Here is my transitional model:

class Deal(models.Model):
  image = ImageWithThumbsField(upload_to='deal_images',null=True,blank=True,sizes=(200,150),))
  new_image = ImageField(upload_to='new_deal_images',default='deal_images/thumb_deal_noimg.gif')

And my foward migration it's this so far:

def forwards(self, orm):
  for deal in orm.Deal.objects.all():
    try:
      image_name = deal.image.name.split('/')[1]
      file_ = File(deal.image.open()) # I've also tried the method read()
      deal.new_image.save('new_deal_images/'+image_name,file_,save=False)
    except:
      deal.new_image = None  # For the default image kick in
    deal.save()

this is the most recent version of this code. All the others, mostly failed to put the image file in the new directory properly.

Help... :)

Time goes by....

Alright... After several tests i got this code:

 def forwards(self, orm):
     for deal in orm.Deal.objects.all():
        file_content = ContentFile(deal.image.read())
        deal.new_image.save(deal.image.name,file_content) *
        deal.save()

The images are being copied and saved in the new column (new_image), but the thing is that all the files are being saved in the MEDIA_ROOT root, not in the desired sub-directory ('new_deal_images'). I tried this in the * line, but still no luck:

deal.new_image.save('new_ideal_images/'+deal.image.name,file_content)

Sill not working...

Please help... :)

Anothe time goes by....

ok... I think that there is some serious problem with South:

This code works perfectly in the Django Shell, copying all the files to the correct place :

 15         for deal in Deal.objects.all():
 16             image_path = deal.image.path·
 17             file_ = File(open(image_path,'rb'))
 18             deal.new_image.save(deal.image.name,file_)
 19             deal.save()

But this code in the Migration file, does not, dumping all files in the MEDIA_ROOT root directory, without moving it to the correct subdirectory:

 15         for deal in orm.Deal.objects.all():
 16             image_path = deal.image.path·
 17             file_ = File(open(image_path,'rb'))
 18             deal.new_image.save(deal.image.name,file_)
 19             deal.save()
share|improve this question

4 Answers 4

You can override the field's generate_filename method in the South orm. For example, this would copy all the images in the 'image' field over to the 'new_image' field, just changing the directory they're stored in.

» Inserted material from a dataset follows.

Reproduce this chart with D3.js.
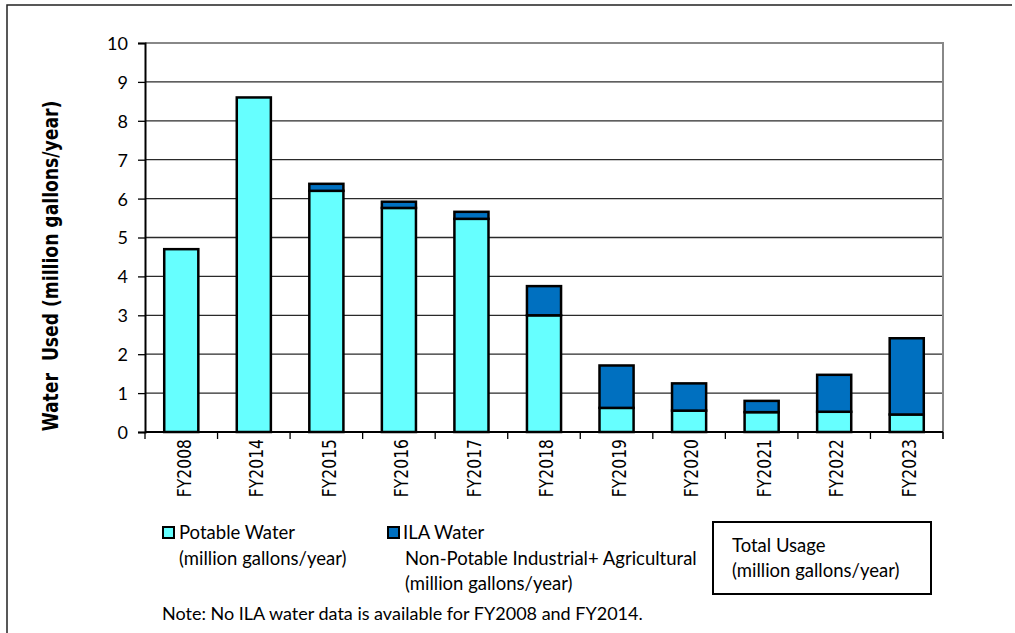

for deal in orm.Deal.objects.all():
    deal._meta.get_field('new_image').generate_filename = \
        lambda inst, fn: os.path.join('new_deal_images', fn)
    img_data = SimpleUploadedfile(deal.image.name, deal.image.read())
    deal.image.close()
    setattr(deal, 'new_image', img_data)
    deal.save()
share|improve this answer

I had the same problem, and worked around it by assigning a path directly, instead of a file:

for tagged in orm.ImageTag.objects.all():
   with tagged.image.content:
     filename = tagged.image.content.name.split('/')[1]
     path = default_storage.save('taggedImages/' + filename, tagged.image.content)
     tagged.imageFile = path
     tagged.save()
share|improve this answer
    
If I would have only found this 2 hours ago... It's definitely a south thing. TIL you can just save files by hand and set a file field equal to a string! –  dustynachos Dec 30 '11 at 3:39

Thanks to Mike Fogel's answer I solve this problem in a migrations that moves images from one model into another:

from south.v2 import DataMigration

from .. models import upload_by_conditions
from .. models import RESOURCE_IMAGE


class Migration(DataMigration):

    def forwards(self, orm):
        src = orm['uploader.Queue']
        dst = orm['uploader.Resource']
        for item in src.objects.all():
            obj = dst(
                kind=RESOURCE_IMAGE,
                file_name=item.file_name,
                file_type=item.file_type,
                file_size=item.file_size,
            )
            # here I assign own handler!!!
            obj._meta.get_field('resource').generate_filename = upload_by_conditions
            obj.resource.save(item.file_name, item.image, save=True)
share|improve this answer

Migrating an ImageField from One Storage to a Different Storage with South

Although this might not directly answer your question, I figured I'd add some potentially helpful insight to the django south imageField migration topic (which this question is currently the best resource on the web for).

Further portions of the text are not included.